Set down the records once more, please, exactly and with the pictures left out.

*-*-*

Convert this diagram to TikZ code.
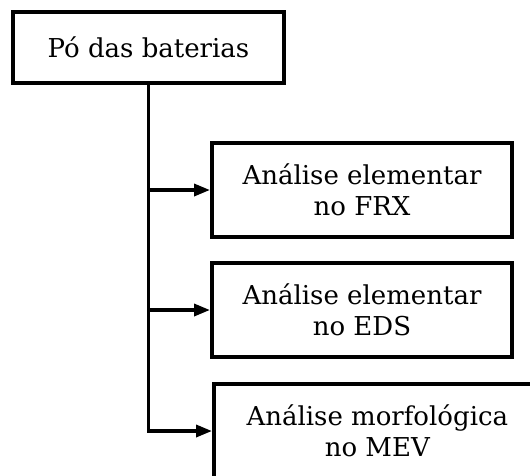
\documentclass[tikz,border=0pt]{standalone}
\usepackage{fontspec}
\setmainfont{DejaVu Serif}
\usetikzlibrary{arrows.meta}

\begin{document}
\begin{tikzpicture}[x=0.75pt,y=-0.75pt,
  font=\fontsize{19.5}{23}\selectfont,
  box/.style={draw, line width=3pt, align=center, inner sep=0pt},
  link/.style={line width=2.6pt, -{Triangle[length=12pt,width=9pt]}}]
\useasboundingbox (0,0) rectangle (530,475);
\clip (0,0) rectangle (530,475);

\node[box, minimum width=203pt, minimum height=53pt] (po) at (148.5,47.5) {Pó das baterias};
\node[box, minimum width=225pt, minimum height=70.5pt] (frx) at (362,190) {Análise elementar\\no FRX};
\node[box, minimum width=225pt, minimum height=70.5pt] (eds) at (362,310) {Análise elementar\\no EDS};
\node[box, minimum width=245pt, minimum height=70.5pt, anchor=west] (mev) at (212,431) {Análise morfológica\\no MEV};

\draw[line width=2.6pt] (po.south) -- (po.south |- mev.west);
\draw[link] (po.south |- frx.west) -- (frx.west);
\draw[link] (po.south |- eds.west) -- (eds.west);
\draw[link, line join=miter] (po.south) ++(0,-1) |- (mev.west);

\end{tikzpicture}
\end{document}
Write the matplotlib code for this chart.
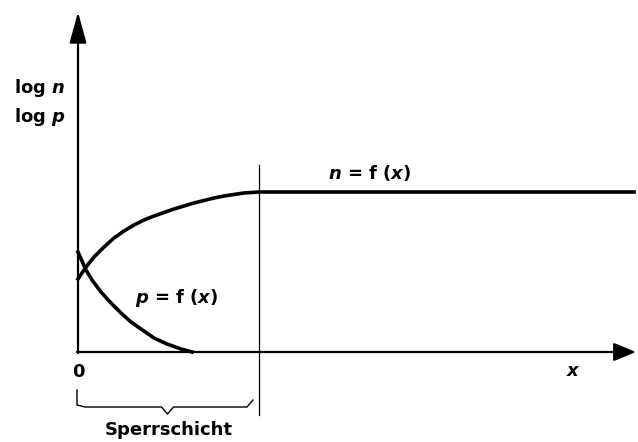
import matplotlib
matplotlib.use("Agg")
import matplotlib.pyplot as plt

plt.rcParams['font.family'] = ['DejaVu Sans']
plt.rcParams['mathtext.fontset'] = 'custom'
plt.rcParams['mathtext.it'] = 'DejaVu Sans:italic:bold'
plt.rcParams['mathtext.rm'] = 'DejaVu Sans:bold'

# electron density n(x): rises through the depletion layer, then flat
n_x = [0, 8, 16, 26, 36, 46, 56, 66, 76, 86, 96, 106, 116, 126, 136,
       146, 156, 166, 181, 556]
n_y = [73, 85, 95, 105, 114, 121, 127, 132, 136, 139.5, 143, 146, 149, 151.5,
       154, 156, 157.5, 159, 160, 160]

# hole density p(x): falls off inside the layer
p_x = [0, 8, 14, 23, 33, 43, 53, 63, 76, 89, 103, 114]
p_y = [100, 82, 72, 60, 49, 39, 30, 23, 14, 8, 3, 0]

layer_start = 0
layer_end = 181

fig = plt.figure(figsize=(6.38, 4.42), dpi=100)
ax = fig.add_axes([0, 0, 1, 1])
ax.set_xlim(-78, 560)
ax.set_ylim(-90, 352)
ax.axis('off')

# axes with arrow heads
ax.annotate('', xy=(0, 340), xytext=(0, -1),
            arrowprops=dict(arrowstyle='-|>,head_length=0.95,head_width=0.26',
                            lw=1.6, color='black', mutation_scale=20,
                            shrinkA=0, shrinkB=0))
ax.annotate('', xy=(558, 0), xytext=(-1, 0),
            arrowprops=dict(arrowstyle='-|>,head_length=0.68,head_width=0.28',
                            lw=1.6, color='black', mutation_scale=20,
                            shrinkA=0, shrinkB=0))

# curves
ax.plot(n_x, n_y, color='black', lw=2.6, solid_joinstyle='round')
ax.plot(p_x, p_y, color='black', lw=2.6, solid_joinstyle='round')

# boundary of the depletion layer
ax.plot([layer_end, layer_end], [-63, 187], color='black', lw=0.9)

# brace under the layer
mid = (layer_start + layer_end) / 2 - 1
bx = [layer_start - 1, layer_start - 1, layer_start + 7, mid - 6, mid, mid + 6,
      layer_end - 12, layer_end - 6]
by = [-38, -53, -55, -55, -62, -55, -55, -48]
ax.plot(bx, by, color='black', lw=1.0)

kw = dict(fontsize=13, fontweight='bold')
ax.text(-64, 264, r'log $n$', ha='left', va='center', **kw)
ax.text(-64, 235, r'log $p$', ha='left', va='center', **kw)
ax.text(250, 179, r'$n$ = f ($x$)', ha='left', va='center', **kw)
ax.text(57, 54, r'$p$ = f ($x$)', ha='left', va='center', **kw)
ax.text(0, -20, '0', ha='center', va='center', **kw)
ax.text(495, -19, r'$x$', ha='center', va='center', **kw)
ax.text(91, -78, 'Sperrschicht', ha='center', va='center', **kw)

fig.savefig('out.png', dpi=100)
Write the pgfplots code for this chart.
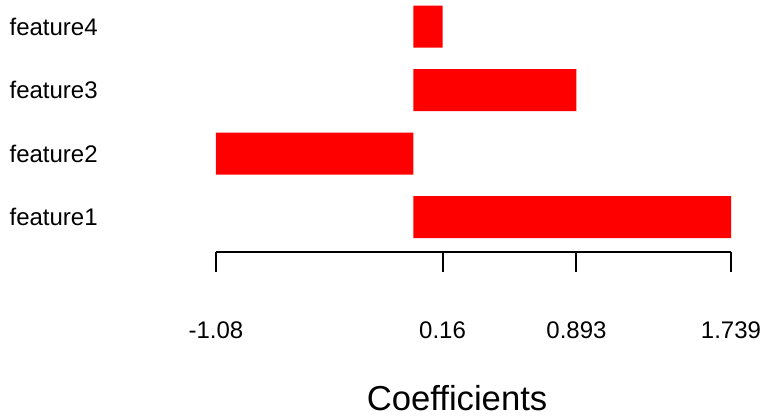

*-*-*

## Result
Convert this diagram to TikZ code.
\documentclass[tikz,border=0pt]{standalone}
\usepackage{fontspec}
\setmainfont{DejaVu Serif}
\usetikzlibrary{arrows.meta}

\begin{document}
\begin{tikzpicture}[x=0.75pt,y=-0.75pt,
  font=\fontsize{19.5}{23}\selectfont,
  box/.style={draw, line width=3pt, align=center, inner sep=0pt},
  link/.style={line width=2.6pt, -{Triangle[length=12pt,width=9pt]}}]
\useasboundingbox (0,0) rectangle (530,475);
\clip (0,0) rectangle (530,475);

\node[box, minimum width=203pt, minimum height=53pt] (po) at (148.5,47.5) {Pó das baterias};
\node[box, minimum width=225pt, minimum height=70.5pt] (frx) at (362,190) {Análise elementar\\no FRX};
\node[box, minimum width=225pt, minimum height=70.5pt] (eds) at (362,310) {Análise elementar\\no EDS};
\node[box, minimum width=245pt, minimum height=70.5pt, anchor=west] (mev) at (212,431) {Análise morfológica\\no MEV};

\draw[line width=2.6pt] (po.south) -- (po.south |- mev.west);
\draw[link] (po.south |- frx.west) -- (frx.west);
\draw[link] (po.south |- eds.west) -- (eds.west);
\draw[link, line join=miter] (po.south) ++(0,-1) |- (mev.west);

\end{tikzpicture}
\end{document}
Write the matplotlib code for this chart.
import matplotlib
matplotlib.use("Agg")
import matplotlib.pyplot as plt

plt.rcParams['font.family'] = ['DejaVu Sans']
plt.rcParams['mathtext.fontset'] = 'custom'
plt.rcParams['mathtext.it'] = 'DejaVu Sans:italic:bold'
plt.rcParams['mathtext.rm'] = 'DejaVu Sans:bold'

# electron density n(x): rises through the depletion layer, then flat
n_x = [0, 8, 16, 26, 36, 46, 56, 66, 76, 86, 96, 106, 116, 126, 136,
       146, 156, 166, 181, 556]
n_y = [73, 85, 95, 105, 114, 121, 127, 132, 136, 139.5, 143, 146, 149, 151.5,
       154, 156, 157.5, 159, 160, 160]

# hole density p(x): falls off inside the layer
p_x = [0, 8, 14, 23, 33, 43, 53, 63, 76, 89, 103, 114]
p_y = [100, 82, 72, 60, 49, 39, 30, 23, 14, 8, 3, 0]

layer_start = 0
layer_end = 181

fig = plt.figure(figsize=(6.38, 4.42), dpi=100)
ax = fig.add_axes([0, 0, 1, 1])
ax.set_xlim(-78, 560)
ax.set_ylim(-90, 352)
ax.axis('off')

# axes with arrow heads
ax.annotate('', xy=(0, 340), xytext=(0, -1),
            arrowprops=dict(arrowstyle='-|>,head_length=0.95,head_width=0.26',
                            lw=1.6, color='black', mutation_scale=20,
                            shrinkA=0, shrinkB=0))
ax.annotate('', xy=(558, 0), xytext=(-1, 0),
            arrowprops=dict(arrowstyle='-|>,head_length=0.68,head_width=0.28',
                            lw=1.6, color='black', mutation_scale=20,
                            shrinkA=0, shrinkB=0))

# curves
ax.plot(n_x, n_y, color='black', lw=2.6, solid_joinstyle='round')
ax.plot(p_x, p_y, color='black', lw=2.6, solid_joinstyle='round')

# boundary of the depletion layer
ax.plot([layer_end, layer_end], [-63, 187], color='black', lw=0.9)

# brace under the layer
mid = (layer_start + layer_end) / 2 - 1
bx = [layer_start - 1, layer_start - 1, layer_start + 7, mid - 6, mid, mid + 6,
      layer_end - 12, layer_end - 6]
by = [-38, -53, -55, -55, -62, -55, -55, -48]
ax.plot(bx, by, color='black', lw=1.0)

kw = dict(fontsize=13, fontweight='bold')
ax.text(-64, 264, r'log $n$', ha='left', va='center', **kw)
ax.text(-64, 235, r'log $p$', ha='left', va='center', **kw)
ax.text(250, 179, r'$n$ = f ($x$)', ha='left', va='center', **kw)
ax.text(57, 54, r'$p$ = f ($x$)', ha='left', va='center', **kw)
ax.text(0, -20, '0', ha='center', va='center', **kw)
ax.text(495, -19, r'$x$', ha='center', va='center', **kw)
ax.text(91, -78, 'Sperrschicht', ha='center', va='center', **kw)

fig.savefig('out.png', dpi=100)
Write the pgfplots code for this chart.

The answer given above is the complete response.